> **Your objective**: Extract the run of lines that starts at the top of the records below and ends at the line with "fig = plt.figure(figsize=(12.23, 5.84), dpi=100)", keeping both ends and excluding pictures.

> **Given data**:

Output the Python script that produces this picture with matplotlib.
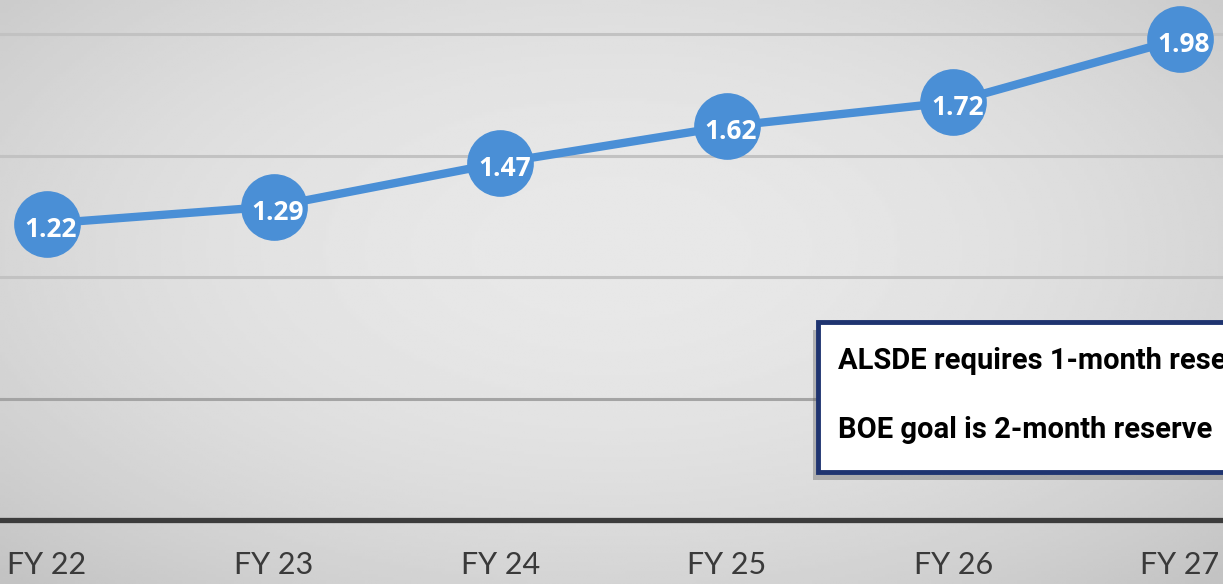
import numpy as np
import matplotlib.pyplot as plt
from matplotlib.patches import Rectangle

years = ['FY 22', 'FY 23', 'FY 24', 'FY 25', 'FY 26', 'FY 27']
reserve_months = [1.22, 1.29, 1.47, 1.62, 1.72, 1.98]
grid_levels = [0.5, 1.0, 1.5, 2.0]
note_lines = ['ALSDE requires 1-month reserve', 'BOE goal is 2-month reserve']

blue = '#4a8fd6'

fig = plt.figure(figsize=(12.23, 5.84), dpi=100)

# soft radial grey background over the whole figure
bg = fig.add_axes([0, 0, 1, 1], zorder=0)
gx, gy = np.meshgrid(np.linspace(-1, 1, 400), np.linspace(-1, 1, 200))
r = np.sqrt((gx / 1.1) ** 2 + ((gy + 0.15) / 1.2) ** 2)
shade = 0.91 - 0.085 * np.clip(r, 0, 1.3) ** 2
bg.imshow(shade, cmap='gray', vmin=0, vmax=1, aspect='auto', extent=[0, 1, 0, 1])
bg.axis('off')

ax = fig.add_axes([0, 64 / 584, 1, 520 / 584], zorder=1)
ax.patch.set_alpha(0)
x = np.arange(len(years))
ax.set_xlim(-0.207, 5.19)
ax.set_ylim(0, 2.14)

for g in grid_levels:
    c = '#c2c2c2' if g > 0.9 else '#a4a4a4'
    ax.axhline(g, color=c, lw=2.2, zorder=1)
ax.axhline(0, color='#3c3c3c', lw=3.8, zorder=1, clip_on=False)

ax.plot(x, reserve_months, color=blue, lw=6, marker='o', markersize=47,
        markerfacecolor=blue, markeredgecolor=blue, zorder=3)
for xi, v in zip(x, reserve_months):
    ax.annotate(f'{v:.2f}', (xi, v), xytext=(3, -4), textcoords='offset points',
                ha='center', va='center', color='white', fontsize=19,
                fontweight='bold', family='Open Sans', zorder=4)

ax.set_xticks(x)
ax.set_xticklabels(years, family='Lato', fontsize=22, color='#3a3a3a')
ax.tick_params(axis='x', length=0, pad=22)
ax.set_yticks([])
for s in ax.spines.values():
    s.set_visible(False)

# note box, running off the right edge
bx0, by0 = 818 / 1223, (584 - 472) / 584
bw, bh = 0.5, 150 / 584
shadow = Rectangle((bx0 - 0.004, by0 - 0.014), bw, bh, transform=fig.transFigure,
                   facecolor='#555555', alpha=0.35, edgecolor='none', zorder=5)
box = Rectangle((bx0, by0), bw, bh, transform=fig.transFigure, facecolor='white',
                edgecolor='#1f3470', lw=3.5, zorder=6)
fig.add_artist(shadow)
fig.add_artist(box)
fig.text(838 / 1223, (584 - 361) / 584, note_lines[0], family='Roboto',
         fontweight='bold', fontsize=21, va='center', ha='left', zorder=7)
fig.text(838 / 1223, (584 - 430) / 584, note_lines[1], family='Roboto',
         fontweight='bold', fontsize=21, va='center', ha='left', zorder=7)

plt.savefig('out.png', dpi=100)
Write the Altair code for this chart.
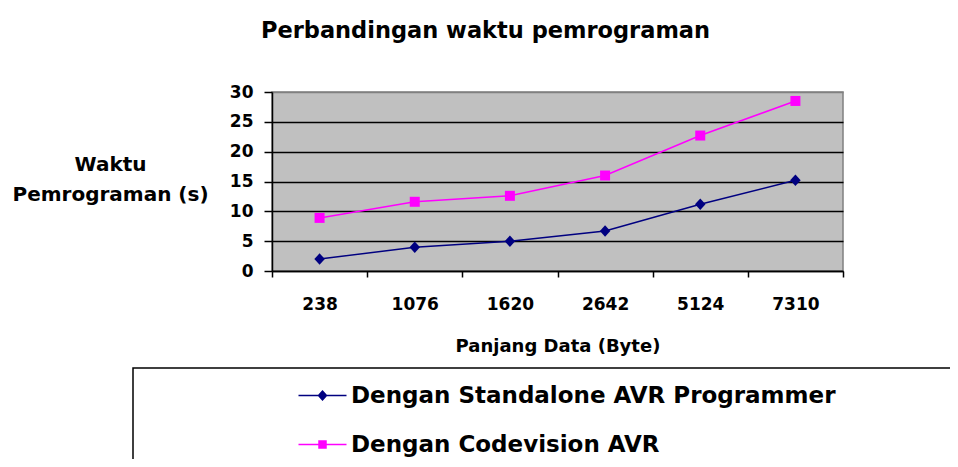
import altair as alt
import pandas as pd

# ---- data ----
categories = ["238", "1076", "1620", "2642", "5124", "7310"]
standalone = [2.0, 4.0, 5.0, 6.7, 11.2, 15.2]
codevision = [8.9, 11.6, 12.6, 16.0, 22.7, 28.5]
series_names = ["Dengan Standalone AVR Programmer", "Dengan Codevision AVR"]
series_colors = ["#000080", "#FF00FF"]
y_ticks = [0, 5, 10, 15, 20, 25, 30]

rows = []
for name, vals in zip(series_names, [standalone, codevision]):
    for c, v in zip(categories, vals):
        rows.append({"size": c, "time": v, "series": name})
df = pd.DataFrame(rows)

FONT = "DejaVu Sans"

point_paths = ["M0,-1.15L1.05,0L0,1.15L-1.05,0Z", "M-1,-1L1,-1L1,1L-1,1Z"]
legend_paths = [
    "M-4.8,-0.15L4.8,-0.15L4.8,0.15L-4.8,0.15Z M0,-1.1L1,0L0,1.1L-1,0Z",
    "M-4.8,-0.15L4.8,-0.15L4.8,0.15L-4.8,0.15Z M-0.85,-0.85L0.85,-0.85L0.85,0.85L-0.85,0.85Z",
]


def color_scale():
    return alt.Scale(domain=series_names, range=series_colors)


x_enc = alt.X(
    "size:N",
    sort=categories,
    bandPosition=0.5,
    scale=alt.Scale(type="band", paddingInner=0, paddingOuter=0),
    axis=alt.Axis(
        title="Panjang Data (Byte)",
        labelAngle=0,
        tickBand="extent",
        tickSize=6,
        tickColor="black",
        tickWidth=1.5,
        domainColor="black",
        domainWidth=1.5,
        grid=False,
        labelPadding=19,
        titlePadding=25,
    ),
)
y_enc = alt.Y(
    "time:Q",
    scale=alt.Scale(domain=[0, 30], nice=False),
    axis=alt.Axis(
        values=y_ticks,
        title=["Waktu", "Pemrograman (s)"],
        titleAngle=0,
        titleAlign="center",
        titleBaseline="top",
        titleX=-162,
        titleY=62,
        titleLineHeight=30,
        titleFontSize=20,
        tickSize=8,
        tickColor="black",
        tickWidth=1.5,
        domainColor="black",
        domainWidth=1.5,
        labelPadding=11,
        grid=True,
        gridColor={"condition": {"test": "datum.value == 30", "value": "#808080"}, "value": "black"},
        gridWidth=1.5,
    ),
)

base = alt.Chart(df)

line = base.mark_line(strokeWidth=1.5).encode(
    x=x_enc, y=y_enc,
    color=alt.Color("series:N", scale=color_scale(), legend=None),
)

points = base.mark_point(filled=True, size=100, opacity=1).encode(
    x=x_enc, y=y_enc,
    color=alt.Color("series:N", scale=color_scale(), legend=None),
    shape=alt.Shape("series:N", scale=alt.Scale(domain=series_names, range=point_paths), legend=None),
)

leg = dict(
    orient="none",
    legendX=39,
    legendY=292,
    title=None,
    padding=0,
    symbolSize=100,
    symbolStrokeWidth=0,
    labelFont=FONT,
    labelFontSize=23,
    labelFontWeight="bold",
    labelColor="black",
    labelOffset=17,
    labelLimit=1000,
    rowPadding=25,
)

legend_layer = base.transform_filter("false").mark_point(filled=True, opacity=1).encode(
    x=x_enc, y=y_enc,
    color=alt.Color("series:N", scale=color_scale(), legend=alt.Legend(**leg)),
    shape=alt.Shape("series:N", scale=alt.Scale(domain=series_names, range=legend_paths),
                    legend=alt.Legend(**leg)),
)

box = alt.Chart(pd.DataFrame({"k": [0]})).mark_rect(
    fillOpacity=0, stroke="black", strokeWidth=1.5
).encode(
    x=alt.value(-139), x2=alt.value(900), y=alt.value(276), y2=alt.value(600)
)

chart = (
    alt.layer(line, points, legend_layer, box)
    .resolve_scale(shape="independent", color="independent")
    .properties(
        width=571,
        height=179,
        autosize=alt.AutoSizeParams(type="none"),
        padding={"left": 264, "top": 84, "right": 107, "bottom": 188},
        title=alt.TitleParams(
            "Perbandingan waktu pemrograman",
            font=FONT, fontSize=22.5, fontWeight="bold", color="black",
            anchor="middle", dx=-72, dy=-37,
        ),
    )
    .configure_view(fill="#C0C0C0", stroke="#808080", strokeWidth=1.5)
    .configure_axis(
        labelFont=FONT, labelFontSize=17, labelFontWeight="bold", labelColor="black",
        titleFont=FONT, titleFontSize=18, titleFontWeight="bold", titleColor="black",
    )
)

chart.save("out.html", embed_options={"renderer": "svg", "actions": False})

> **Solution for this task**:
Output the Python script that produces this picture with matplotlib.
import numpy as np
import matplotlib.pyplot as plt
from matplotlib.patches import Rectangle

years = ['FY 22', 'FY 23', 'FY 24', 'FY 25', 'FY 26', 'FY 27']
reserve_months = [1.22, 1.29, 1.47, 1.62, 1.72, 1.98]
grid_levels = [0.5, 1.0, 1.5, 2.0]
note_lines = ['ALSDE requires 1-month reserve', 'BOE goal is 2-month reserve']

blue = '#4a8fd6'

fig = plt.figure(figsize=(12.23, 5.84), dpi=100)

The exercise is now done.